Work required »
Your output is the lines from the first one to the one containing "ax.set_ylim(ymin, 6)", repeated exactly, with images left out.

--- Begin Given material ---

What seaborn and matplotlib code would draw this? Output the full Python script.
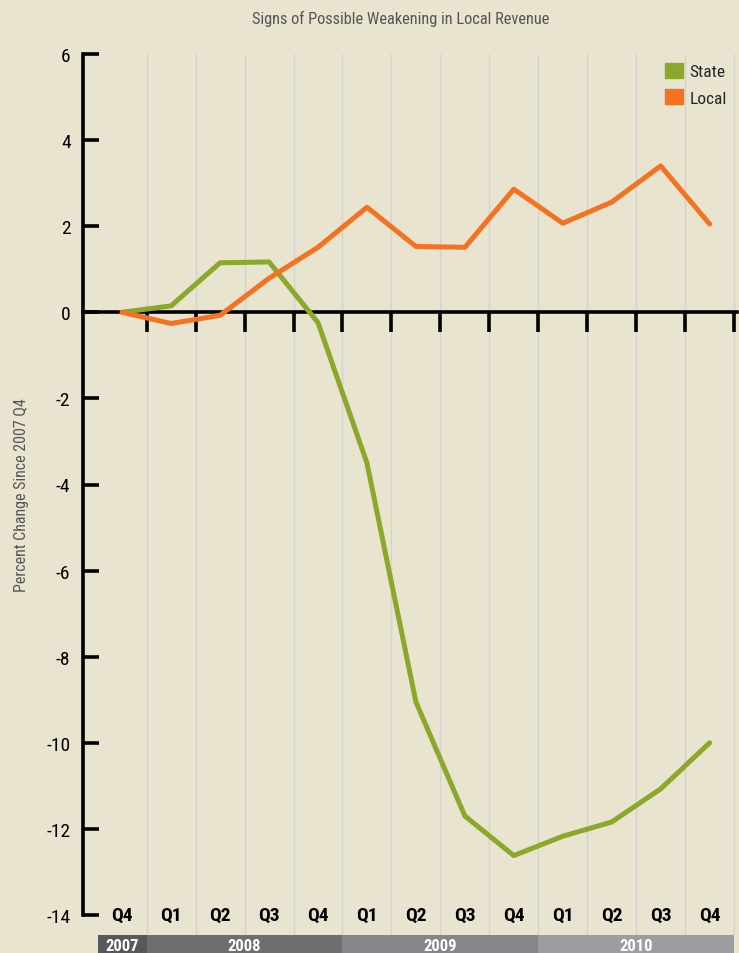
import numpy as np
import pandas as pd
import seaborn as sns
import matplotlib.pyplot as plt
from matplotlib.patches import Patch

# data
quarters = ["Q4", "Q1", "Q2", "Q3", "Q4", "Q1", "Q2", "Q3", "Q4", "Q1", "Q2", "Q3", "Q4"]
state = [0.0, 0.15, 1.15, 1.17, -0.24, -3.5, -9.05, -11.7, -12.62, -12.17, -11.84, -11.07, -10.0]
local = [0.0, -0.26, -0.07, 0.79, 1.51, 2.44, 1.53, 1.51, 2.86, 2.07, 2.56, 3.4, 2.05]
years = ["2007", "2008", "2009", "2010"]
year_spans = [(-0.5, 0.5), (0.5, 4.5), (4.5, 8.5), (8.5, 12.5)]
year_colors = ["#58585a", "#6d6e70", "#858689", "#9c9da0"]

bg = "#e9e4d0"
green = "#8aa829"
orange = "#f47321"

sns.set_style("white")
plt.rcParams['font.family'] = ['Roboto Condensed', 'Roboto', 'DejaVu Sans']

n = len(quarters)
df = pd.DataFrame({
    "idx": list(range(n)) * 2,
    "value": state + local,
    "series": ["State"] * n + ["Local"] * n,
})

fig = plt.figure(figsize=(7.39, 9.54), dpi=100)
fig.patch.set_facecolor(bg)

# main axes: 6 sits at y=55px, -14 at 916px, axes reach down to 936px
W, H = 739, 954
ppu = (916 - 55) / 20.0
ymin = -14 - (936 - 916) / ppu
ax = fig.add_axes([83 / W, 1 - 936 / H, (739 - 83) / W, (936 - 55) / H])
ax.set_facecolor(bg)
ax.set_xlim(-0.8, 12.6)
ax.set_ylim(ymin, 6)

# light vertical gridlines between quarters
mids = np.arange(0.5, 13, 1.0)
ax.vlines(mids, ymin, 6, color="#d3d2cc", lw=1, zorder=0)

sns.lineplot(data=df, x="idx", y="value", hue="series",
             palette={"State": green, "Local": orange},
             lw=3.6, ax=ax, legend=False, zorder=3)

# spines
for s in ["top", "right"]:
    ax.spines[s].set_visible(False)
ax.spines["left"].set_bounds(-14, 6)
ax.spines["left"].set_linewidth(2.6)
ax.spines["left"].set_color("black")
ax.spines["bottom"].set_position(("data", 0))
ax.spines["bottom"].set_linewidth(2.6)
ax.spines["bottom"].set_color("black")
ax.spines["bottom"].set_bounds(-0.8, 12.55)

ax.set_yticks(np.arange(-14, 7, 2))
ax.set_yticklabels([str(v) for v in range(-14, 7, 2)], fontsize=14)
ax.tick_params(axis="y", left=True, direction="in", length=11.5, width=2.6, pad=9, colors="black")
ax.set_xticks(mids)
ax.set_xticklabels([])
ax.tick_params(axis="x", bottom=True, direction="out", length=14.5, width=2.6, colors="black")

ax.set_xlabel("")
ax.set_ylabel("Percent Change Since 2007 Q4", fontsize=11.5, color="#555555")
ax.yaxis.set_label_coords(-54 / 656, 0.5)

# quarter labels along the bottom
for i, q in enumerate(quarters):
    ax.text(i, -14, q, ha="center", va="center", fontsize=14, fontweight="bold", color="black")

# legend
handles = [Patch(color=green, label="State"), Patch(color=orange, label="Local")]
ax.legend(handles=handles, loc="upper right", frameon=False, fontsize=12.5,
          handlelength=1.0, handleheight=1.0, handletextpad=0.4,
          labelspacing=0.55, borderaxespad=0.1, bbox_to_anchor=(0.995, 1.0))

# year bands under the chart
bax = fig.add_axes([83 / W, 0, (739 - 83) / W, (954 - 936) / H])
bax.set_xlim(ax.get_xlim())
bax.set_ylim(0, 1)
bax.axis("off")
for yr, (a, b), c in zip(years, year_spans, year_colors):
    bax.axvspan(a, b, color=c, lw=0)
    bax.text((a + b) / 2, 0.4, yr, ha="center", va="center", color="white",
             fontsize=12, fontweight="bold")

fig.text(401 / W, 1 - 19 / H, "Signs of Possible Weakening in Local Revenue",
         ha="center", va="center", fontsize=11.8, color="#555555")

fig.savefig("out.png", dpi=100, facecolor=bg)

--- End Given material ---

Solution to this problem »
What seaborn and matplotlib code would draw this? Output the full Python script.
import numpy as np
import pandas as pd
import seaborn as sns
import matplotlib.pyplot as plt
from matplotlib.patches import Patch

# data
quarters = ["Q4", "Q1", "Q2", "Q3", "Q4", "Q1", "Q2", "Q3", "Q4", "Q1", "Q2", "Q3", "Q4"]
state = [0.0, 0.15, 1.15, 1.17, -0.24, -3.5, -9.05, -11.7, -12.62, -12.17, -11.84, -11.07, -10.0]
local = [0.0, -0.26, -0.07, 0.79, 1.51, 2.44, 1.53, 1.51, 2.86, 2.07, 2.56, 3.4, 2.05]
years = ["2007", "2008", "2009", "2010"]
year_spans = [(-0.5, 0.5), (0.5, 4.5), (4.5, 8.5), (8.5, 12.5)]
year_colors = ["#58585a", "#6d6e70", "#858689", "#9c9da0"]

bg = "#e9e4d0"
green = "#8aa829"
orange = "#f47321"

sns.set_style("white")
plt.rcParams['font.family'] = ['Roboto Condensed', 'Roboto', 'DejaVu Sans']

n = len(quarters)
df = pd.DataFrame({
    "idx": list(range(n)) * 2,
    "value": state + local,
    "series": ["State"] * n + ["Local"] * n,
})

fig = plt.figure(figsize=(7.39, 9.54), dpi=100)
fig.patch.set_facecolor(bg)

# main axes: 6 sits at y=55px, -14 at 916px, axes reach down to 936px
W, H = 739, 954
ppu = (916 - 55) / 20.0
ymin = -14 - (936 - 916) / ppu
ax = fig.add_axes([83 / W, 1 - 936 / H, (739 - 83) / W, (936 - 55) / H])
ax.set_facecolor(bg)
ax.set_xlim(-0.8, 12.6)
ax.set_ylim(ymin, 6)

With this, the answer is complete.